I get home and take off my tight jacket: me-shaped marks from my me-shaped clothing. In Los Angeles where the clothing is all workout shorts my corsetry is shocking. In Los Angeles I am so girled, so imaged, nobody knows what I’m reading. In Los Angeles I name things. My skill is to name things. My function is to tell truths. Me-shaped. Gooey. Talc-like. Oblique.
In workshop, someone says, this character1 just keeps on weaponizing innocence. In workshop someone asks, has the character changed? No, but the character of it has. It’s a story, which is innocent in character, concerning a character who is storied in innocence. This is what I know: I do not possess innocence. Innocence possesses me. I feel its shape. I get all high and sensual and I feel its shape even more prominently. I know its shape. I utilize its shape; my deep and practiced understanding of the nature of innocence. To do this is to be utilized: I do this knowing that nobody was going to sell me gentleness. Gentleness was always-already waiting for me like a bitter and coquettish fruit— Yo, I showed up at this bar/club with nothing but my senses and leather. Ladies drink free. Drunks drink forever.

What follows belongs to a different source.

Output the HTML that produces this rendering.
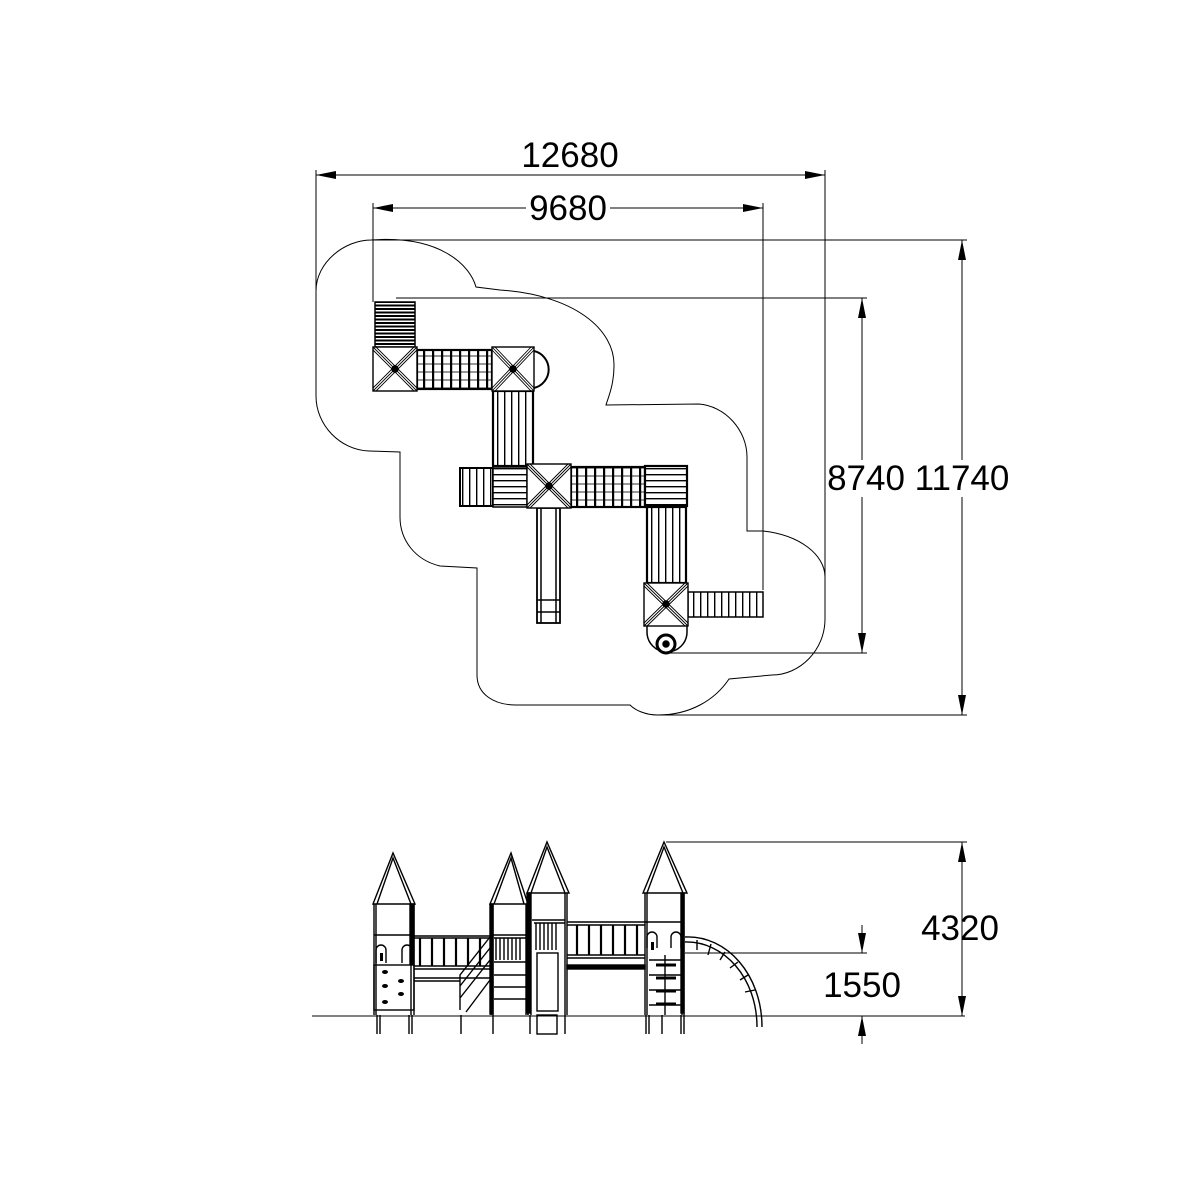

In this body the young-girl is activated by reposado: a chemical process where material thing turns into canonized visual form. Free forever, dumb and gentle.
Tiqqun:
At each moment, [the young-girl] affirms herself as the sovereign subject of her own reification. The unquestionable character of her power, all of the crushing assurance of this flattened being, woven exclusively by the conventions, codes, and representations fleetingly in effect, all the authority that the least of her gestures incarnates, all of this is immediately indexed to her absolute transparency to “society”.

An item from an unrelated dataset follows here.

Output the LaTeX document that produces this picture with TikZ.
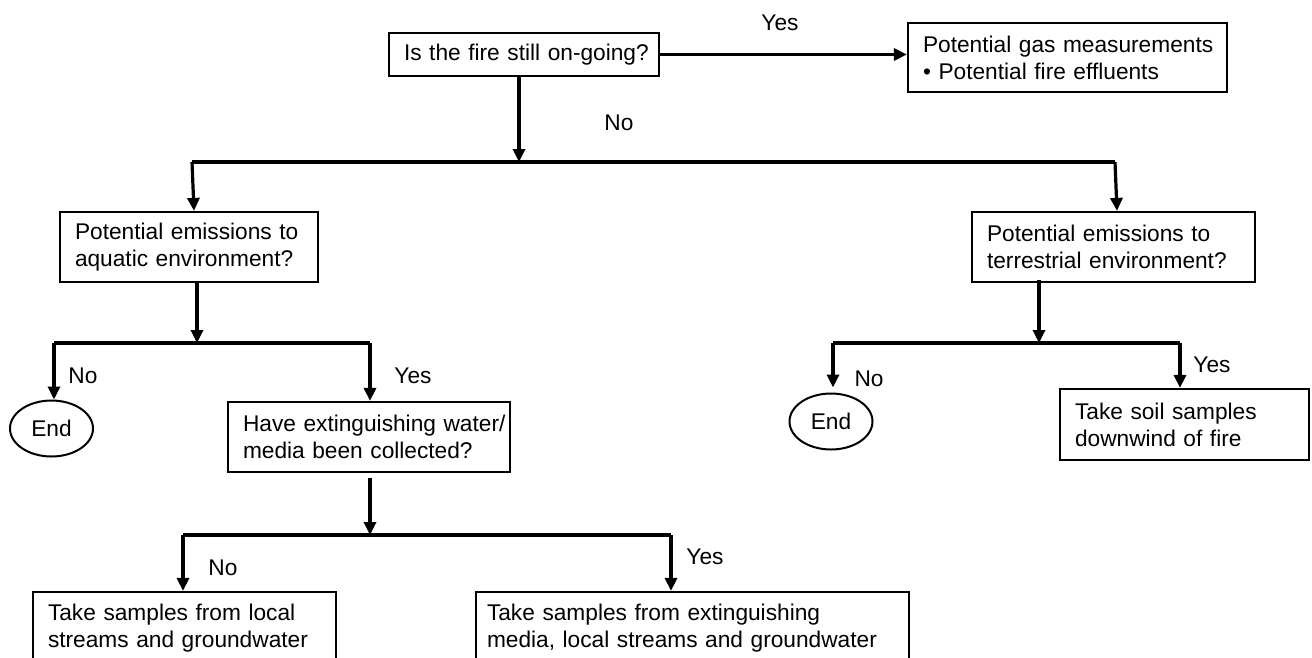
\documentclass[tikz,border=0pt]{standalone}
\usepackage{fontspec}
\setmainfont{Liberation Sans}
\usetikzlibrary{arrows.meta,shapes.geometric}
\tikzset{
  txt/.style={font=\fontsize{22.7}{27}\selectfont},
  box/.style={txt, draw, line width=2.2pt, inner xsep=15pt, inner ysep=0pt, align=left},
  endnode/.style={txt, draw, ellipse, line width=2pt, inner sep=0pt, minimum width=83pt, minimum height=56pt},
  conn/.style={line width=3.2pt},
  arr/.style={conn, -{Triangle[length=13pt,width=12pt]}},
  lbl/.style={txt, inner sep=0pt}
}
\begin{document}
\begin{tikzpicture}[x=1pt,y=-1pt]
\useasboundingbox (0,0) rectangle (1312,657);
\clip (0,0) rectangle (1312,657);
\fill[white] (0,0) rectangle (1312,657);

% boxes
\node[box, text width=240pt, align=center, minimum height=43pt] (q1) at (524,54.5) {\mbox{Is the fire still on-going?}};
\node[box, text width=289pt, minimum height=69pt] (gas) at (1067.5,57.5) {\mbox{Potential gas measurements}\\\mbox{\textbullet\ Potential fire effluents}};
\node[box, text width=228pt, minimum height=70pt] (aq) at (189,247) {\mbox{Potential emissions to}\\\mbox{aquatic environment?}};
\node[box, text width=253pt, minimum height=70pt] (ter) at (1113.5,247) {\mbox{Potential emissions to}\\\mbox{terrestrial environment?}};
\node[endnode] (end1) at (51.5,428.5) {End};
\node[box, text width=252pt, minimum height=70pt] (have) at (369,437) {\mbox{Have extinguishing water/}\\\mbox{media been collected?}};
\node[endnode] (end2) at (831,421.5) {End};
\node[box, text width=219pt, minimum height=71pt] (soil) at (1184.5,424.5) {\mbox{Take soil samples}\\\mbox{downwind of fire}};
\node[box, text width=273pt, minimum height=73pt] (bl) at (184.5,628.5) {\mbox{Take samples from local}\\\mbox{streams and groundwater}};
\node[box, inner xsep=11pt, text width=411pt, minimum height=73pt] (br) at (692.5,628.5) {\mbox{Take samples from extinguishing}\\\mbox{media, local streams and groundwater}};

% junction coordinates
\coordinate (j1) at (519,162);
\coordinate (j1l) at (192,162);
\coordinate (j1r) at (1115,162);
\coordinate (j2) at (197,343);
\coordinate (j2l) at (54,343);
\coordinate (j2r) at (370,343);
\coordinate (j3) at (370,535);
\coordinate (j3l) at (183,535);
\coordinate (j3r) at (671,535);
\coordinate (j4) at (1039,343);
\coordinate (j4l) at (833,343);
\coordinate (j4r) at (1180,343);

% top
\draw[arr] (q1.east) -- (q1.east -| gas.west);
\draw[arr] (q1.south -| j1) -- (j1);
\draw[conn] (j1l) -- (j1r);
\draw[arr] (j1l) -- ([xshift=5pt]aq.north);
\draw[arr] (j1r) -- ([xshift=3.5pt]ter.north);

% aquatic branch
\draw[arr] (aq.south -| j2) -- (j2);
\draw[conn] (j2l) -- (j2r);
\draw[arr] (j2l) -- (j2l |- end1.north);
\draw[arr] (j2r) -- (j2r |- have.north);
\draw[arr] ([yshift=-5pt]have.south -| j3) -- (j3);
\draw[conn] (j3l) -- (j3r);
\draw[arr] (j3l) -- (j3l |- bl.north);
\draw[arr] (j3r) -- (j3r |- br.north);

% terrestrial branch
\draw[arr] ([yshift=3pt]ter.south -| j4) -- (j4);
\draw[conn] (j4l) -- (j4r);
\draw[arr, shorten >=5pt] (j4l) -- (j4l |- end2.north);
\draw[arr] (j4r) -- (j4r |- soil.north);

% labels
\node[lbl] (yes1) at (780,23) {Yes};
\node[lbl] (no1) at (619,123) {No};
\node[lbl] (no2) at (83,376) {No};
\node[lbl] (yes2) at (413,376) {Yes};
\node[lbl] (no3) at (223,568) {No};
\node[lbl] (yes3) at (705,557) {Yes};
\node[lbl] (no4) at (869,379) {No};
\node[lbl] (yes4) at (1212,365) {Yes};
\end{tikzpicture}
\end{document}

Precisely because of her nothingness, each of her judgments carries the imperative weight of the entire social order, and she knows it.
I wonder if the other young-girls with their good arms/white teeth ever look for the same blankness I wrap my toes around one morning when I haven't been home for three days and the light is low in cloudy mid-June and I have to say something about maturity but instead I say I wanna ride it, and there are papers coagulating into primeval gray discs in the bottom of the bag that's causing my shoulder pain, and my hope for seriousness or legibility is getting stuck in the drain with a million condoms and all the condoms in the world.
Haven’t they ever been called dirty little sluts in the backseat of a car during a warm summer evening and thought, oh, so I do have the power to exit and transcend this world of men which has writhed against the border of my skin, don’t I; I am a heretofore unwitting master-creator of useful empty signifiers! Aren’t I? Haven’t they ever felt in their own wet the melting ocean of the ice age that has been western cultural history ?? Or am I tripping. Aren’t I? Am I? I ask my bestie Faye, you know when a guy comes and then it’s like, he’s so stupid like a baby and you’re holding him because you’re his mother? She says, what.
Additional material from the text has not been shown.